In July 2009, Umaru Yar'Adua, President of Nigeria, said that Nigeria would not recognise Kosovo as an independent nation and that the decision was informed by Nigeria's historical experience of the civil war of 1967 to 1970, fought to maintain its territorial integrity and sovereignty, declaring that "Since the end of the civil war, Nigeria has continued to embark on nation-building policies and strategies to forge a heterogeneous, yet inclusive nation".

In November 2009, Ojo Maduekwe, Foreign Minister of Nigeria (and former advocate of Biafran independence), emphasised that Nigeria would never recognise the independence of Kosovo.

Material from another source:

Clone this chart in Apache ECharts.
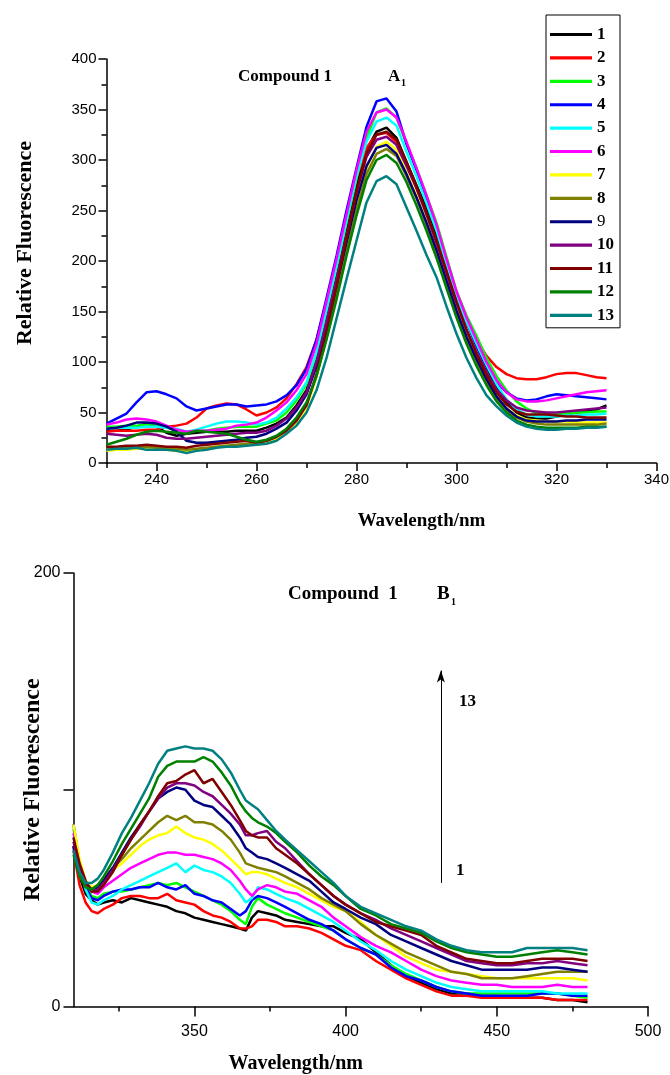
<!DOCTYPE html>
<html>
<head>
<meta charset="utf-8">
<script src="https://cdn.jsdelivr.net/npm/echarts@6/dist/echarts.min.js"></script>
<style>
html,body{margin:0;padding:0;background:#fff}
#main{width:670px;height:1075px}
</style>
</head>
<body>
<div id="main"></div>
<script>
// panel A: wavelength grid (nm) and 13 spectra
var waveA = [230,232,234,236,238,240,242,244,246,248,250,252,254,256,258,260,
  262,264,266,268,270,272,274,276,278,280,282,284,286,288,290,292,294,296,298,300,
  302,304,306,308,310,312,314,316,318,320,322,324,326,328,330];
var a1 = [32,32,33,36,39,36,30,27,29,30,31,31,31,32,32,32,
  35,39,45,57,72,105,145,188,232,275,310,328,332,322,298,275,252,226,198,168,
  140,116,95,75,60,50,45,44,44,46,48,50,51,53,57];
var a2 = [31,32,32,32,33,33,36,37,39,45,54,57,59,58,53,47,
  50,55,64,78,95,122,160,200,242,282,312,325,327,318,297,272,247,220,192,165,
  142,122,106,95,88,84,83,83,85,88,89,89,87,85,84];
var a3 = [36,36,37,37,38,38,35,33,31,32,32,34,35,36,36,36,
  39,42,50,62,78,108,150,193,238,282,322,347,351,342,316,292,265,238,204,170,
  146,126,104,86,72,61,54,49,48,48,49,50,50,51,51];
var a4 = [39,44,49,60,70,71,68,64,56,52,54,56,58,58,56,57,
  58,61,67,77,93,122,163,205,250,292,333,358,361,348,316,290,262,232,200,168,
  140,116,96,80,70,64,62,63,66,68,67,66,65,64,63];
var a5 = [34,35,35,35,36,36,35,34,31,33,36,39,41,41,40,38,
  40,45,54,65,80,110,152,195,240,284,318,338,342,334,308,284,257,230,198,166,
  140,118,97,78,63,53,48,46,46,46,47,47,48,48,49];
var a6 = [38,40,43,44,43,41,37,33,31,32,32,33,34,37,38,40,
  45,52,60,72,88,118,160,202,246,290,328,347,350,342,318,292,265,236,202,170,
  144,122,100,82,70,63,61,61,62,64,66,68,70,71,72];
var a7 = [12,13,13,14,14,13,13,12,12,13,14,16,17,17,18,18,
  20,24,31,40,55,85,125,168,212,255,292,313,318,310,288,265,240,213,183,153,
  126,103,82,66,54,47,43,42,41,41,41,40,40,40,40];
var a8 = [14,14,15,15,16,15,14,14,13,14,15,16,17,18,19,20,
  22,26,32,42,58,86,124,165,208,250,286,306,311,304,284,262,236,208,178,148,
  122,100,80,64,52,45,41,39,38,38,38,38,38,38,39];
var a9 = [34,35,37,40,40,39,36,31,22,20,20,21,22,23,25,26,
  29,34,40,52,68,96,134,175,218,260,294,312,315,306,286,263,238,211,181,151,
  125,103,83,66,54,46,42,41,41,41,42,42,43,43,43];
var a10 = [29,28,27,28,29,28,25,24,24,25,26,27,28,29,30,30,
  32,37,44,55,70,100,140,182,225,268,303,320,323,315,294,272,246,218,188,158,
  132,110,90,73,62,55,52,51,50,50,51,52,53,54,55];
var a11 = [16,16,17,17,18,17,16,16,15,17,18,19,20,21,22,20,
  22,26,32,42,57,88,130,175,222,268,306,325,328,320,298,274,248,220,190,160,
  132,108,87,70,58,51,48,48,48,47,46,46,45,45,45];
var a12 = [18,21,24,28,31,32,31,30,29,32,31,30,29,26,23,21,
  23,27,34,45,60,86,122,162,205,245,280,300,305,297,278,255,230,203,173,144,
  118,96,77,61,50,42,38,36,35,35,35,35,36,36,36];
var a13 = [13,14,14,15,13,13,13,12,10,12,13,15,16,16,17,18,
  19,22,29,37,50,72,104,143,182,220,258,279,284,276,253,230,206,184,155,128,
  104,84,67,56,47,40,36,34,33,33,34,34,35,35,36];

// panel B: wavelength grid (nm) and 13 spectra
var waveB = [310,312,314,316,318,320,
  323,326,329,332,335,338,341,344,347,350,353,356,359,362,
  365,367,369,371,374,377,380,384,388,392,396,400,
  405,410,415,420,425,430,435,440,445,450,455,460,465,470,475,480];
var b1 = [74,60,52,49,47,48, 49,48,50,49,48,47,46,44,43,41,40,39,38,37,
  36,35,41,44,43,42,40,39,38,37,37,34,
  31,25,19,14,11,8,6,6,5,5,4,4,4,3,3,2];
var b2 = [72,56,48,44,43,45, 47,50,51,51,50,50,52,49,48,47,44,42,41,39,
  36,36,37,40,40,39,37,37,36,34,31,28,
  26,21,17,13,10,7,5,5,4,4,4,4,4,3,3,3];
var b3 = [82,66,56,51,50,52, 53,53,54,55,56,57,56,57,55,53,51,49,47,44,
  40,38,46,50,47,45,43,41,39,37,35,31,
  27,24,19,15,12,9,7,6,6,6,6,6,6,6,5,4];
var b4 = [84,66,55,50,49,51, 53,54,54,55,55,57,55,54,56,52,51,49,48,45,
  42,44,49,51,50,48,46,43,40,38,35,31,
  27,24,18,14,12,9,7,6,5,5,5,5,6,6,5,5];
var b5 = [78,64,54,48,47,49, 51,54,56,58,60,62,64,66,62,65,63,62,60,57,
  52,48,50,55,54,52,50,48,45,42,39,35,
  30,26,21,17,14,11,9,8,7,7,7,7,7,6,6,6];
var b6 = [80,66,57,53,52,55, 58,61,64,66,68,70,71,71,70,70,69,68,66,63,
  58,54,51,54,56,55,53,52,49,46,41,37,
  32,28,25,21,17,14,12,11,10,10,9,9,9,10,9,9];
var b7 = [84,68,58,55,56,59, 63,66,70,74,77,79,80,83,80,78,77,75,72,68,
  64,61,62,62,61,59,57,55,52,49,46,44,
  39,33,28,23,20,17,16,15,14,13,13,13,13,13,13,12];
var b8 = [73,62,56,54,56,59, 64,68,73,77,81,85,88,86,88,85,85,84,81,77,
  71,66,65,64,63,62,60,57,54,50,47,44,
  38,33,29,25,22,19,16,15,13,13,13,14,15,16,16,16];
var b9 = [74,63,57,54,55,58, 64,71,78,84,90,96,99,101,100,95,93,92,88,84,
  78,73,71,69,68,66,64,61,58,53,48,45,
  41,38,33,30,27,24,21,19,17,17,17,17,18,18,17,16];
var b10 = [76,64,57,53,54,57, 63,70,77,83,90,96,101,103,103,102,99,97,93,89,
  84,79,79,80,81,76,73,67,61,56,51,47,
  43,40,36,33,30,27,24,21,20,19,19,20,20,21,20,19];
var b11 = [78,66,58,53,53,56, 62,70,77,84,90,97,103,104,107,109,103,105,99,93,
  86,81,79,78,78,73,70,66,61,56,51,47,
  43,39,37,35,33,28,25,22,21,20,20,21,22,22,22,21];
var b12 = [70,60,55,54,56,60, 67,75,82,89,96,106,111,113,113,113,115,113,108,102,
  94,90,87,85,83,80,76,71,65,60,56,51,
  45,42,38,36,34,30,27,25,24,23,23,24,25,26,25,24];
var b13 = [72,62,57,57,59,63, 71,80,87,95,103,112,118,119,120,119,119,118,114,108,
  100,95,93,91,86,81,77,72,67,62,57,51,
  46,43,40,37,35,31,28,26,25,25,25,27,27,27,27,26];

var seriesNames = ['1','2','3','4','5','6','7','8','9','10','11','12','13'];
var spectraA = [a1,a2,a3,a4,a5,a6,a7,a8,a9,a10,a11,a12,a13];
var spectraB = [b1,b2,b3,b4,b5,b6,b7,b8,b9,b10,b11,b12,b13];

// tick values
var ticksAMinor = [230,250,270,290,310,330];
var ticksAMajor = [240,260,280,300,320,340];
var ticksBMinor = [325,375,425,475];
var ticksBMajor = [350,400,450,500];
var ticksBYLabel = [0,200];

// arrow in panel B (data units)
var arrowX = 431.5, arrowFrom = 57, arrowTo = 155;

var colors = ['#000000','#ff0000','#00ff00','#0000ff','#00ffff','#ff00ff','#ffff00',
  '#808000','#000080','#800080','#800000','#008000','#008080'];
var serif = '"Liberation Serif","Times New Roman",serif';
var sans = '"Liberation Sans",Arial,sans-serif';
var axisColor = '#000';

function pairs(xs, ys) {
  return xs.map(function (x, i) { return [x, ys[i]]; });
}

var series = [];
for (var i = 0; i < seriesNames.length; i++) {
  series.push({
    name: seriesNames[i], type: 'line', xAxisIndex: 0, yAxisIndex: 0,
    data: pairs(waveA, spectraA[i]), symbol: 'none', silent: true,
    lineStyle: {width: 2.5, color: colors[i]}, itemStyle: {color: colors[i]}
  });
}
for (var j = 0; j < seriesNames.length; j++) {
  series.push({
    name: seriesNames[j], type: 'line', xAxisIndex: 2, yAxisIndex: 1,
    data: pairs(waveB, spectraB[j]), symbol: 'none', silent: true,
    lineStyle: {width: 2.5, color: colors[j]}, itemStyle: {color: colors[j]}
  });
}
// the arrow "1 -> 13"
series[series.length - 1].markLine = {
  silent: true, symbol: ['none', 'arrow'], symbolSize: [6, 12],
  label: {show: false},
  lineStyle: {color: '#000', width: 1, type: 'solid'},
  data: [[{coord: [arrowX, arrowFrom]}, {coord: [arrowX, arrowTo]}]]
};

var lineSt = {color: axisColor, width: 1.5};
var nameSt = {fontFamily: serif, fontWeight: 'bold', color: '#000'};

var chart = echarts.init(document.getElementById('main'), null, {renderer: 'canvas'});
chart.setOption({
  animation: false,
  backgroundColor: '#fff',
  grid: [
    {left: 106.5, top: 59, width: 550, height: 404, outerBoundsMode: 'none'},
    {left: 73.5, top: 573, width: 574.5, height: 433.5, outerBoundsMode: 'none'}
  ],
  xAxis: [
    {gridIndex: 0, type: 'value', min: 230, max: 340, position: 'bottom',
      axisLine: {onZero: false, lineStyle: lineSt},
      axisTick: {customValues: ticksAMinor, length: 5, lineStyle: lineSt},
      axisLabel: {show: false}, splitLine: {show: false}},
    {gridIndex: 0, type: 'value', min: 230, max: 340, position: 'bottom',
      axisLine: {show: false, onZero: false},
      axisTick: {customValues: ticksAMajor, length: 8, lineStyle: lineSt},
      axisLabel: {customValues: ticksAMajor, margin: 9, fontSize: 15, fontFamily: sans, color: '#000'},
      splitLine: {show: false},
      name: 'Wavelength/nm', nameLocation: 'middle', nameGap: 49,
      nameTextStyle: Object.assign({fontSize: 19, padding: [0, 0, 0, 80]}, nameSt)},
    {gridIndex: 1, type: 'value', min: 310, max: 500, position: 'bottom',
      axisLine: {onZero: false, lineStyle: lineSt},
      axisTick: {customValues: ticksBMinor, length: 5, lineStyle: lineSt},
      axisLabel: {show: false}, splitLine: {show: false}},
    {gridIndex: 1, type: 'value', min: 310, max: 500, position: 'bottom',
      axisLine: {show: false, onZero: false},
      axisTick: {customValues: ticksBMajor, length: 10, lineStyle: lineSt},
      axisLabel: {customValues: ticksBMajor, margin: 17, fontSize: 16, fontFamily: sans, color: '#000'},
      splitLine: {show: false},
      name: 'Wavelength/nm', nameLocation: 'middle', nameGap: 47,
      nameTextStyle: Object.assign({fontSize: 20, padding: [0, 130, 0, 0]}, nameSt)}
  ],
  yAxis: [
    {gridIndex: 0, type: 'value', min: 0, max: 400, interval: 50,
      axisLine: {show: true, onZero: false, lineStyle: lineSt},
      axisTick: {show: true, length: 8, lineStyle: lineSt},
      minorTick: {show: true, splitNumber: 2, length: 5, lineStyle: lineSt},
      axisLabel: {margin: 10, fontSize: 15, fontFamily: sans, color: '#000'},
      splitLine: {show: false},
      name: 'Relative Fluorescence', nameLocation: 'middle', nameGap: 70,
      nameTextStyle: Object.assign({fontSize: 22, padding: [0, 0, 0, 36]}, nameSt)},
    {gridIndex: 1, type: 'value', min: 0, max: 200, interval: 100,
      axisLine: {show: true, onZero: false, lineStyle: lineSt},
      axisTick: {show: true, length: 10, lineStyle: lineSt},
      axisLabel: {customValues: ticksBYLabel, margin: 13, fontSize: 16, fontFamily: sans, color: '#000'},
      splitLine: {show: false},
      name: 'Relative Fluorescence', nameLocation: 'middle', nameGap: 29,
      nameMoveOverlap: false,
      nameTextStyle: Object.assign({fontSize: 24}, nameSt)}
  ],
  legend: {
    data: seriesNames, orient: 'vertical', left: 546, top: 15,
    padding: [11, 6, 4, 4], itemGap: 6.4, itemWidth: 42, itemHeight: 16,
    borderColor: '#000', borderWidth: 1, backgroundColor: '#fff',
    selectedMode: false,
    icon: 'path://M0,0H40V3H0Z',
    formatter: function (n) { return n === '9' ? '{n|9}' : '{b|' + n + '}'; },
    textStyle: {
      rich: {
        b: {fontFamily: serif, fontWeight: 'bold', fontSize: 17, lineHeight: 16, color: '#000'},
        n: {fontFamily: serif, fontSize: 17, lineHeight: 16, color: '#000'}
      }
    }
  },
  graphic: [
    {type: 'text', left: 238, top: 68, style: {text: 'Compound 1', font: 'bold 17px ' + serif, fill: '#000'}},
    {type: 'text', left: 388, top: 68, style: {text: 'A', font: 'bold 17px ' + serif, fill: '#000'}},
    {type: 'text', left: 401, top: 78, style: {text: '1', font: 'bold 10px ' + serif, fill: '#000'}},
    {type: 'text', left: 288, top: 585, style: {text: 'Compound  1', font: 'bold 19px ' + serif, fill: '#000'}},
    {type: 'text', left: 437, top: 585, style: {text: 'B', font: 'bold 19px ' + serif, fill: '#000'}},
    {type: 'text', left: 451, top: 597, style: {text: '1', font: 'bold 10px ' + serif, fill: '#000'}},
    {type: 'text', left: 459, top: 693, style: {text: '13', font: 'bold 17px ' + serif, fill: '#000'}},
    {type: 'text', left: 456, top: 862, style: {text: '1', font: 'bold 17px ' + serif, fill: '#000'}}
  ],
  series: series
});
</script>
</body>
</html>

In August 2011, Kosovo's First Deputy Prime Minister Behgjet Pacolli said that he had received from senior Nigerian state leaders support and guarantee that Kosovo recognition would be seriously dealt with in a short period of time.

Reports of Nigeria recognising Kosovo appeared in 2011. In a 22 September 2011 statement, a spokesman for the Nigerian Ministry of Foreign Affairs, Damian Agwu, said that the Nigerian Federal Government had decided to "open a trade office in Pristina". However, the following day the Ministry reversed course and said no trade office would be opened.

It was reported in September 2012 that Olugbenga Ashiru, Nigerian Foreign Minister, had denied that the recognition took place. Behgjet Pacolli, the First Deputy Prime Minister of Kosovo, reiterated that the recognition occurred and claimed that Ashiru never spoke with the Gazeta Express.

In January 2013, former Foreign Minister of Kosovo Skënder Hyseni said that the recognitions by Nigeria and Uganda were "contested, not only by the respective states, but also by the US State Department". Current Foreign Minister, Enver Hoxhaj, stated that he was certain that the number of recognitions is valid. The lack of recognition was confirmed by the Nigerian Foreign Minister in March 2014.